Exercise instructions: Answer with one number: how many lines have "this".

***** Records provided

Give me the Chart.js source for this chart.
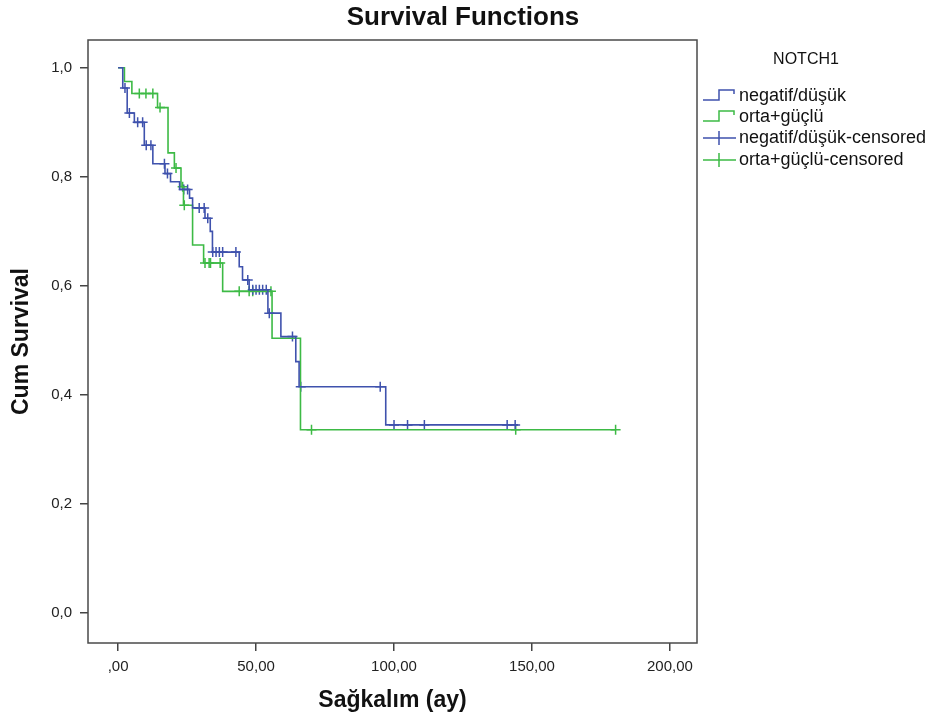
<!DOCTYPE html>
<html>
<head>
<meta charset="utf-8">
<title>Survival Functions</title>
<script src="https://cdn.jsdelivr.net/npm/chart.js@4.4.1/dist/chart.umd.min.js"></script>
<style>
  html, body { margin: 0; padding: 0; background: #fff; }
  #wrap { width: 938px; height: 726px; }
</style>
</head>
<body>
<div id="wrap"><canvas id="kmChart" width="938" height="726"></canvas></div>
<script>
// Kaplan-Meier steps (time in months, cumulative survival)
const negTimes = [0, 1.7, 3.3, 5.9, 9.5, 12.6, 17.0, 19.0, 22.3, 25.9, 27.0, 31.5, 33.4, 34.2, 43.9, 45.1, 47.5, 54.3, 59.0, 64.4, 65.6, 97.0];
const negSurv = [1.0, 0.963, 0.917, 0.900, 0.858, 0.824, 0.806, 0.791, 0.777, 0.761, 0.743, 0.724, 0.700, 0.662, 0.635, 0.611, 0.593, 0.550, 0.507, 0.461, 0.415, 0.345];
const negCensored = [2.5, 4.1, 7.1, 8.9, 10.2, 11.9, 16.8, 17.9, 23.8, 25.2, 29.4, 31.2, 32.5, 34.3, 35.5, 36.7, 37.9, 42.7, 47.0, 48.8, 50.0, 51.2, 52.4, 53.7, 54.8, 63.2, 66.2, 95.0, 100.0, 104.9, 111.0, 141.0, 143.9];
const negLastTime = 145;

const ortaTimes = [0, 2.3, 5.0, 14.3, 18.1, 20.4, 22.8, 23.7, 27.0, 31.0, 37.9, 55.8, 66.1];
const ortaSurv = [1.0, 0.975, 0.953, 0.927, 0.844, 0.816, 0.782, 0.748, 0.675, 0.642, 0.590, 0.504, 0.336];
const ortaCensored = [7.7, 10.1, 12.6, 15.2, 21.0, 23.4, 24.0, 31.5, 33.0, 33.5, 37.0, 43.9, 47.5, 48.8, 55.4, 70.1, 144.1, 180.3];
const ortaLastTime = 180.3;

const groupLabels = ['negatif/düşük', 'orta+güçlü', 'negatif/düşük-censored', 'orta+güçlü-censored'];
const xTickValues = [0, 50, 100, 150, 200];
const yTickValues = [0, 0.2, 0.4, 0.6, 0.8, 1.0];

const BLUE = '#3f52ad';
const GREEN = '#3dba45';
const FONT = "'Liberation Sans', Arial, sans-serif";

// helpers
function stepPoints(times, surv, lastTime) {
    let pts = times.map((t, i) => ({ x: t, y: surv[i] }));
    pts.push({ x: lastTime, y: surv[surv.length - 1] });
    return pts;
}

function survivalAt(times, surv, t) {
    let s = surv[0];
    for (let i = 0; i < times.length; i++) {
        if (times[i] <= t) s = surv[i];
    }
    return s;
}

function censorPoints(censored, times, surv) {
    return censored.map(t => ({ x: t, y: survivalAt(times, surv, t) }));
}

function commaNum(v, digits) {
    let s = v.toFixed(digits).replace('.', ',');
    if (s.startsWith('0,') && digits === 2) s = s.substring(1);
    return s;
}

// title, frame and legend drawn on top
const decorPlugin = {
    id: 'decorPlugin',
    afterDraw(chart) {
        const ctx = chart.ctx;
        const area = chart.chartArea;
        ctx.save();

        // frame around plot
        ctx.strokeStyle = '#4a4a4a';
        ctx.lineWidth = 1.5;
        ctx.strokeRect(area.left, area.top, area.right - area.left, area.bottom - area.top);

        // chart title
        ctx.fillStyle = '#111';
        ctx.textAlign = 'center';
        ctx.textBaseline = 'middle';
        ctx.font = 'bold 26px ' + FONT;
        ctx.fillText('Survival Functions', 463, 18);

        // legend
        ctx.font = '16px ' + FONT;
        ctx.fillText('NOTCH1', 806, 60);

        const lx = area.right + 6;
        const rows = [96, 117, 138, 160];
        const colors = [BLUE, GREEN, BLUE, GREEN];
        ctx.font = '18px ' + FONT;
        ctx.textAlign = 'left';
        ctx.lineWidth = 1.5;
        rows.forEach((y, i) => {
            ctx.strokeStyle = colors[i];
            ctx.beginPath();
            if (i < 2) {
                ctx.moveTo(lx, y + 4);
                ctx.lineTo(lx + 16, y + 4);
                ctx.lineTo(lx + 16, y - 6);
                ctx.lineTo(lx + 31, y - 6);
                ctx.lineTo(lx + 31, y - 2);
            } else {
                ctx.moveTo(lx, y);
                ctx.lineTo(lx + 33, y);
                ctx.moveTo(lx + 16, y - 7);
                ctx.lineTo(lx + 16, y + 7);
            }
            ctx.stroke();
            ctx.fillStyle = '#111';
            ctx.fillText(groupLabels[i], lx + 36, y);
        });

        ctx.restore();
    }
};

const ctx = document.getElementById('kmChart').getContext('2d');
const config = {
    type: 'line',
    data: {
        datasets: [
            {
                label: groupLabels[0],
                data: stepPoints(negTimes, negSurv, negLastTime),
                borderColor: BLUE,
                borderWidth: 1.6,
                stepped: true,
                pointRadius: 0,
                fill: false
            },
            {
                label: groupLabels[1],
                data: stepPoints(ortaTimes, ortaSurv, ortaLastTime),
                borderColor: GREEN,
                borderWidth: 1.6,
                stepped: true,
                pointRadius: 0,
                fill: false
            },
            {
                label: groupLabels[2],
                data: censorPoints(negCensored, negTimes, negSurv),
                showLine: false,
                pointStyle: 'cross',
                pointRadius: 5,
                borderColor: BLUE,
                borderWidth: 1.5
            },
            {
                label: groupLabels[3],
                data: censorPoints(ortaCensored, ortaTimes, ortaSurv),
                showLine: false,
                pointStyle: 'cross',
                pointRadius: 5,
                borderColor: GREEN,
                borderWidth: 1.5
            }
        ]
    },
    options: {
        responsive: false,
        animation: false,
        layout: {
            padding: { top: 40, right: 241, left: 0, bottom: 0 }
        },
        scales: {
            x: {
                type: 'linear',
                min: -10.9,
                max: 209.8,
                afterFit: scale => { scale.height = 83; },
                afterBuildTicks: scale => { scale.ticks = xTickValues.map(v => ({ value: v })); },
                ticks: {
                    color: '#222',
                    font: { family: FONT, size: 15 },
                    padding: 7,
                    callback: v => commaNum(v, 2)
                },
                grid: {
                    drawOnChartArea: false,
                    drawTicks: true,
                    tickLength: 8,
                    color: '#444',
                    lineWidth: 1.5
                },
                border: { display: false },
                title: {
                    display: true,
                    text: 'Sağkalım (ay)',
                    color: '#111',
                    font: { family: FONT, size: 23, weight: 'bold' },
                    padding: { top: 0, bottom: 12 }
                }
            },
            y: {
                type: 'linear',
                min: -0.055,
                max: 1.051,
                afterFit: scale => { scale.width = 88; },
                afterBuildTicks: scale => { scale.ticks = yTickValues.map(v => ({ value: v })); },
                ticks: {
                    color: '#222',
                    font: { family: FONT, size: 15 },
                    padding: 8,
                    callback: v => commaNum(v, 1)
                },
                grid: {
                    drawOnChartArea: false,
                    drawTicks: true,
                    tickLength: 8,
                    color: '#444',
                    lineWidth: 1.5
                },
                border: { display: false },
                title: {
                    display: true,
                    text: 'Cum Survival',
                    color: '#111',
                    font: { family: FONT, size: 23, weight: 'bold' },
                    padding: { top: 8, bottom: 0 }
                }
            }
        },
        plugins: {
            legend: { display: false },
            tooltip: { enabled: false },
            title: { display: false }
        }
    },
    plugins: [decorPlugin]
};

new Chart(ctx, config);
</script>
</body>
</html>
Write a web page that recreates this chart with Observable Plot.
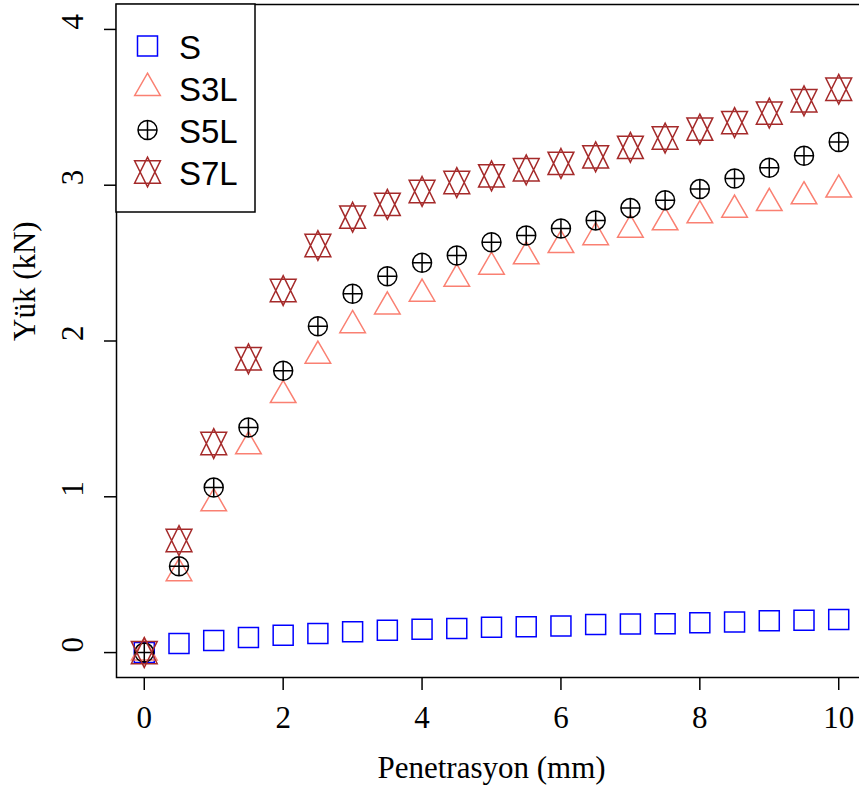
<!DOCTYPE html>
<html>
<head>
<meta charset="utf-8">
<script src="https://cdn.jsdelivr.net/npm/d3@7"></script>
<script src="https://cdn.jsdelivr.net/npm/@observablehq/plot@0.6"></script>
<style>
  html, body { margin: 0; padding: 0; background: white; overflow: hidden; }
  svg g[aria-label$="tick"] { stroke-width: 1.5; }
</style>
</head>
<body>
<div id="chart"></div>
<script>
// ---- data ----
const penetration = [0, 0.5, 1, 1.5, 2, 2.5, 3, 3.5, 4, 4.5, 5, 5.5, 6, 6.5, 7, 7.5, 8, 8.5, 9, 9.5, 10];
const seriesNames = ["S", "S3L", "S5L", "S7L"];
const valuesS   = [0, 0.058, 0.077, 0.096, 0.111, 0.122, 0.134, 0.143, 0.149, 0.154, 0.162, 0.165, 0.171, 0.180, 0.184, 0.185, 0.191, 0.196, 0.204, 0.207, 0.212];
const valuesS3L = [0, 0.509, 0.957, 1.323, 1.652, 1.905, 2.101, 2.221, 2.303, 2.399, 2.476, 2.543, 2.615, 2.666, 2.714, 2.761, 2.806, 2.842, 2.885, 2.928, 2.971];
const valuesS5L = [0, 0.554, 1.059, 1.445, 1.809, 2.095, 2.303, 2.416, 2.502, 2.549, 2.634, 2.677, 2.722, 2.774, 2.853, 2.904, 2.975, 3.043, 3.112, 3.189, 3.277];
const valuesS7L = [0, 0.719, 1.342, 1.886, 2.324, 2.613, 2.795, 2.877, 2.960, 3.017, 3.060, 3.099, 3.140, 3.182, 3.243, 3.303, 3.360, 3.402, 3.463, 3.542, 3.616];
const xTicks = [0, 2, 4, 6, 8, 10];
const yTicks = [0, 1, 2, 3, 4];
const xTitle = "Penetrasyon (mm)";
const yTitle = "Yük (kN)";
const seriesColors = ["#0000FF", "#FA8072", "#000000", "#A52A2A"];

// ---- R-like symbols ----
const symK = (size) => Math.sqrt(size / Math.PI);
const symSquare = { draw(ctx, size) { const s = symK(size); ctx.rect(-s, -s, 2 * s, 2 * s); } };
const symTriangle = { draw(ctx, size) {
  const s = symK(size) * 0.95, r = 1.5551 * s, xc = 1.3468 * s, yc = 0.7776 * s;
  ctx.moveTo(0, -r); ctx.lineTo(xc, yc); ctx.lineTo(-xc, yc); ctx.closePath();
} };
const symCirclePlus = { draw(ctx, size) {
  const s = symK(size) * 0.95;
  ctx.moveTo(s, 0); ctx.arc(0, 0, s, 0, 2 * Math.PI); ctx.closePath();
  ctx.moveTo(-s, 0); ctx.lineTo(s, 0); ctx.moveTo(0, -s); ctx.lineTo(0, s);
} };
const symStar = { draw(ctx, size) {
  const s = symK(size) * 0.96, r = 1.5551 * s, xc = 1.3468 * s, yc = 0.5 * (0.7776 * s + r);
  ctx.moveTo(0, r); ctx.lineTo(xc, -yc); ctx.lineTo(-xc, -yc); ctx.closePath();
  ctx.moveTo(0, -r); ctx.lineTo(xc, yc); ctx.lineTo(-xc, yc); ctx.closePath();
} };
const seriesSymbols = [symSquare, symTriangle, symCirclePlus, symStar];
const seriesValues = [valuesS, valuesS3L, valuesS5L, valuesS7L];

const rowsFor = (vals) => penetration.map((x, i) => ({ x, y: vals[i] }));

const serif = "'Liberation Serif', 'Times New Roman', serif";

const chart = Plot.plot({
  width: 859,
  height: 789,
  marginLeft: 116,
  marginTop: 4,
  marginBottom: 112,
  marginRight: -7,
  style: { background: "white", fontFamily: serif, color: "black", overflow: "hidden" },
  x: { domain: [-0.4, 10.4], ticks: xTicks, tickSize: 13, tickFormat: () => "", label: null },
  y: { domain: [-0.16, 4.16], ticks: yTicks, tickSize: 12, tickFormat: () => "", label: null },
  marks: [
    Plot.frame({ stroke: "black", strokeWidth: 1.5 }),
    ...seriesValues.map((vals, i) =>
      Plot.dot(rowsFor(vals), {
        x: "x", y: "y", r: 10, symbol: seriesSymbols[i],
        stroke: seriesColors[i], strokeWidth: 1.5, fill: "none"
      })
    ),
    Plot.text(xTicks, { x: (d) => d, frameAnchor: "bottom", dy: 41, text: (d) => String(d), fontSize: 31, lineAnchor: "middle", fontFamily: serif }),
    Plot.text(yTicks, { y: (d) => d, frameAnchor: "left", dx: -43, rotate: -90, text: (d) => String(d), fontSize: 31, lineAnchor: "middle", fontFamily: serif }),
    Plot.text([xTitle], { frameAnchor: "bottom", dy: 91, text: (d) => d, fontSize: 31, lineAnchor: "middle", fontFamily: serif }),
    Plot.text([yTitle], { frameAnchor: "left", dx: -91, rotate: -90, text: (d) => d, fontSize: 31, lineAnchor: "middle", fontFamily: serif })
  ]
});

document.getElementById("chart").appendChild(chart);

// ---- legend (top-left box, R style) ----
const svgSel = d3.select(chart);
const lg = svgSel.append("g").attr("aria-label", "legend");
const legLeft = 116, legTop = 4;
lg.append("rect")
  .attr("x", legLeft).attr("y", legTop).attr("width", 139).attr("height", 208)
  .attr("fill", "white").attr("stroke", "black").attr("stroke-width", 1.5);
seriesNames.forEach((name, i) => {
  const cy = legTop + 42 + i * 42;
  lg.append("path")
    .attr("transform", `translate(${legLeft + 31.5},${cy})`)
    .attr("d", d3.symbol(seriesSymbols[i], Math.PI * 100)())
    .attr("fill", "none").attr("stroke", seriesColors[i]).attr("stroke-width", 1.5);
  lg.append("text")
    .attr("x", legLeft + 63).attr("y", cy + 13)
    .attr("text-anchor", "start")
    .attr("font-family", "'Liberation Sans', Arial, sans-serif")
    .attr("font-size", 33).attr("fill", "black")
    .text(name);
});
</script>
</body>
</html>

**********

Reply: 2